Vielflieger erkennen am Flughafen, in welchem Land dieser Erde sie sich befinden. Oder etwa nicht? An der Kleidung jedenfalls kann es nicht liegen - die ist spätestens seit Beginn der Internationalisierung etwa so gleichförmig geworden wie die Logos, die uns begrüßen, wenn wir weltweit Flughäfen und Bahnhöfe verlassen.
Denn vor den Toren zur Welt winken die immer gleichen Marken und laden zu einem Willkommensburger oder -drink im vertrauten Umfeld der Wiedererkennung ein.
Sie tragen dazu bei, dass aus Reisenden schon längst Weltbürger geworden sind, die sich überall zuhause fühlen. Ein ähnliches Wohlbefinden stellt sich offenbar auch ein, wenn Mann in einen Anzug steigt. Oder Frau in ein Kostüm.
Oder etwa nicht? Der Effekt ist gleichermaßen auf die gefühlte Vertrautheit und das Sicherheitsempfinden zurückzuführen, das entsteht, wenn man sich in Uniform kleidet und als Persönlichkeit weniger auffällt.
So gerät man oder Frau aus der Schusslinie von Betrachtern und möglichen Kritikern - da auffallende und individuelle Kleidung ein Statement ist, das Positionen herausfordert. Sie zu vermeiden, scheint sicher.

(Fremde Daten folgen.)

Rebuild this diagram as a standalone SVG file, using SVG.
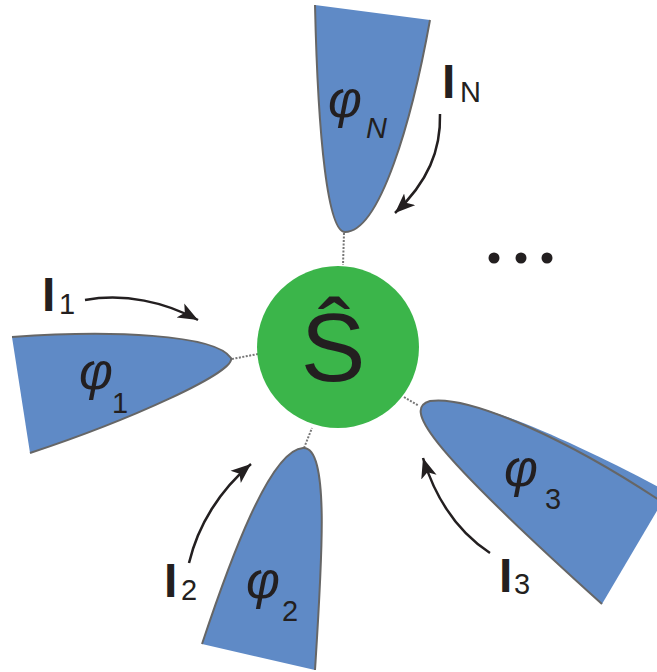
<svg xmlns="http://www.w3.org/2000/svg" width="657" height="672" viewBox="0 0 657 672">
<style>
.lobe{fill:#5f8ac6;stroke:none}
.edge{fill:none;stroke:#666;stroke-width:2}
.dot{fill:none;stroke:#777;stroke-width:2;stroke-dasharray:2 1.5}
.arr{fill:none;stroke:#231f20;stroke-width:2.5;marker-end:url(#ah)}
.phi{font-family:"Liberation Sans",Arial,sans-serif;font-style:italic;fill:#231f20;font-size:52px}
.sub{font-family:"Liberation Sans",Arial,sans-serif;fill:#231f20;font-size:29px}
.I{font-family:"Liberation Sans",Arial,sans-serif;font-weight:bold;fill:#231f20;font-size:48px}
</style>
<defs>
<marker id="ah" markerWidth="22" markerHeight="18" refX="20" refY="9" orient="auto" markerUnits="userSpaceOnUse">
<path d="M0,1 L20,9 L0,17 L5,9 Z" fill="#231f20"/>
</marker>
</defs>
<rect width="657" height="672" fill="#fff"/>
<g id="connectors">
<line class="dot" x1="344" y1="233" x2="343" y2="265"/>
<line class="dot" x1="232" y1="359" x2="258" y2="354"/>
<line class="dot" x1="304" y1="448" x2="312" y2="428"/>
<line class="dot" x1="404" y1="397" x2="419" y2="406"/>
<path class="arr" d="M440,114 C441,150 428,182 395,213"/>
<path class="arr" d="M85,300 C125,293 165,302 198,320"/>
<path class="arr" d="M189,563 C198,525 220,490 251,464"/>
<path class="arr" d="M490,553 C458,532 436,500 423,458"/>
</g>
<g id="lobeN">
<path class="lobe" d="M315,5 L430,20 C412,120 380,232 345,232 C328,232 318,140 315,5 Z"/>
<path class="edge" d="M430,20 C412,120 380,232 345,232 C328,232 318,140 315,5"/>
<text class="phi" x="328" y="117">φ</text>
<text class="sub" x="366" y="138" font-style="italic">N</text>
</g>
<g id="lobe1">
<path class="lobe" d="M12,337 C110,330 215,334 231,358 C236,372 130,420 30,453 Z"/>
<path class="edge" d="M12,337 C110,330 215,334 231,358 C236,372 130,420 30,453"/>
<text class="phi" x="79" y="389">φ</text>
<text class="sub" x="112" y="413">1</text>
</g>
<g id="lobe2">
<path class="lobe" d="M202,644 C230,560 270,450 303,448 C330,446 322,560 315,670 Z"/>
<path class="edge" d="M202,644 C230,560 270,450 303,448 C330,446 322,560 315,670"/>
<text class="phi" x="246" y="598">φ</text>
<text class="sub" x="282" y="621">2</text>
</g>
<g id="lobe3">
<path class="lobe" d="M602,604 L668,492 C570,440 470,395 430,401 C405,408 420,440 602,604 Z"/>
<path class="edge" d="M668,506 C570,440 470,395 430,401 C405,408 420,440 602,604"/>
<text class="phi" x="504" y="486">φ</text>
<text class="sub" x="545" y="509">3</text>
</g>
<g id="S">
<circle cx="338" cy="347" r="81" fill="#3bb54a"/>
<text x="333" y="381" font-family="'Liberation Sans',Arial,sans-serif" font-size="97" text-anchor="middle" fill="#231f20">Ŝ</text>
</g>
<g id="labels">
<text class="I" x="442" y="98">I</text><text class="sub" x="460" y="102">N</text>
<text class="I" x="42" y="311">I</text><text class="sub" x="59" y="314">1</text>
<text class="I" x="164" y="597">I</text><text class="sub" x="181" y="600">2</text>
<text class="I" x="499" y="592">I</text><text class="sub" x="514" y="594">3</text>
</g>
<g id="ellipsis" fill="#231f20">
<circle cx="494" cy="258" r="5.5"/>
<circle cx="521" cy="258" r="5.5"/>
<circle cx="547" cy="258" r="5.5"/>
</g>
</svg>
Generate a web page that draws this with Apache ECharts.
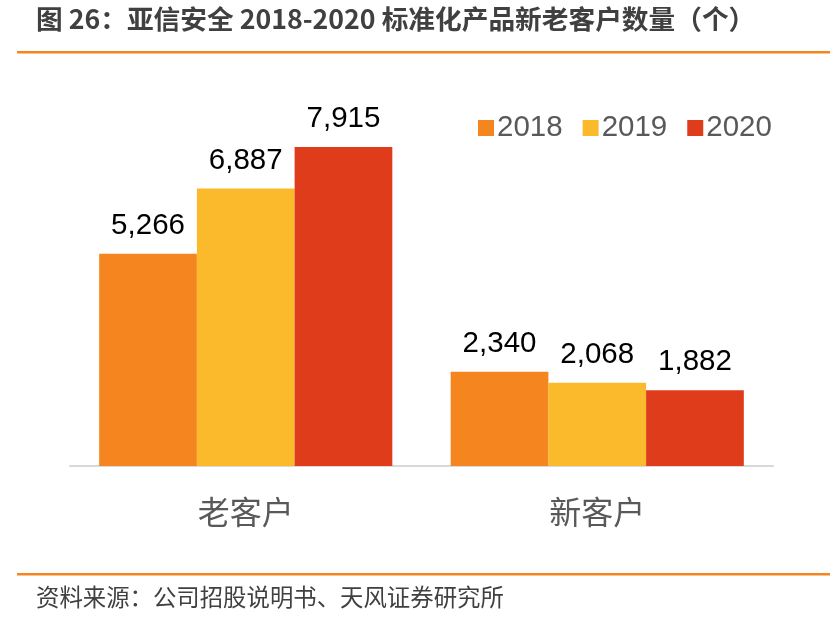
<!DOCTYPE html>
<html><head><meta charset="utf-8">
<script src="https://cdn.jsdelivr.net/npm/echarts@6/dist/echarts.min.js"></script>
<style>html,body{margin:0;padding:0;background:#fff}#c{width:835px;height:627px}</style>
</head><body><div id="c"></div>
<script>
var categories = ['老客户', '新客户'];
var seriesNames = ['2018', '2019', '2020'];
var values2018 = [5266, 2340];
var values2019 = [6887, 2068];
var values2020 = [7915, 1882];
var colors = ['#F5851F', '#FBBA2C', '#DE3C1B'];
var font = '"Noto Sans CJK SC", "Liberation Sans", Arial, sans-serif';
var data = [values2018, values2019, values2020];
var chart = echarts.init(document.getElementById('c'));
chart.setOption({
  animation: false,
  textStyle: {fontFamily: font},
  graphic: [
    {type: 'text', left: 36, top: 6, style: {text: '图 26：亚信安全 2018-2020 标准化产品新老客户数量（个）', font: 'bold 26.7px ' + font, fill: '#404040'}},
    {type: 'rect', shape: {x: 17, y: 51, width: 813, height: 2.5}, style: {fill: '#F5851F'}},
    {type: 'rect', shape: {x: 17, y: 573, width: 813, height: 2.5}, style: {fill: '#F5851F'}},
    {type: 'text', left: 36, top: 585, style: {text: '资料来源：公司招股说明书、天风证券研究所', font: '23.4px ' + font, fill: '#404040'}}
  ],
  legend: {
    data: seriesNames, top: 108, left: 473, itemWidth: 16, itemHeight: 16, itemGap: 20,
    icon: 'rect',
    textStyle: {fontSize: 29.5, color: '#595959', fontFamily: 'Liberation Sans, Arial', padding: [0, 0, 0, -2]}
  },
  grid: {left: 70, right: 62, bottom: 161, top: 63},
  xAxis: {
    type: 'category', data: categories,
    axisLine: {lineStyle: {color: '#D9D9D9', width: 2}},
    axisTick: {show: false},
    axisLabel: {fontSize: 32, color: '#595959', margin: 30}
  },
  yAxis: {type: 'value', min: 0, max: 10000, show: false, splitLine: {show: false}},
  series: seriesNames.map(function (n, i) {
    return {
      name: n, type: 'bar', data: data[i], barGap: '0%', barCategoryGap: '16.6%',
      itemStyle: {color: colors[i]},
      label: {show: true, position: 'top', distance: 13, fontSize: 29.5, color: '#000', fontFamily: 'Liberation Sans, Arial',
        formatter: function (p) { return p.value.toLocaleString('en-US'); }}
    };
  })
});
</script></body></html>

Nur müssen die Anzüge immer marineblau oder grau sein? Etwas mehr Farbvarianten wären sicherlich überzeugender. Blättert man durch die "Best of" in Scott Schumans "The Sartorialist" - dem Vater aller Streetstyle-Blogs - fällt auf, dass die erwählten gut gekleideten Männer meistens Anzüge aus feinstem Tuch tragen. Aber immer mit dem gewissen Etwas. Und die Frauen keineswegs nur Fashion-Pieces, sondern oft klassische Teile. Aber immer in einer überraschenden Kombination und passend zum Typ.
Ist der global akzeptierte dunkle Anzug also die sichere Nummer? Sicher ist doch nur eines: Dass die Persönlichkeit darin oft zu wenig wahrgenommen wird. Vielleicht ist es an der Zeit, das gute Stück wieder mit etwas mehr Individualität zu versehen.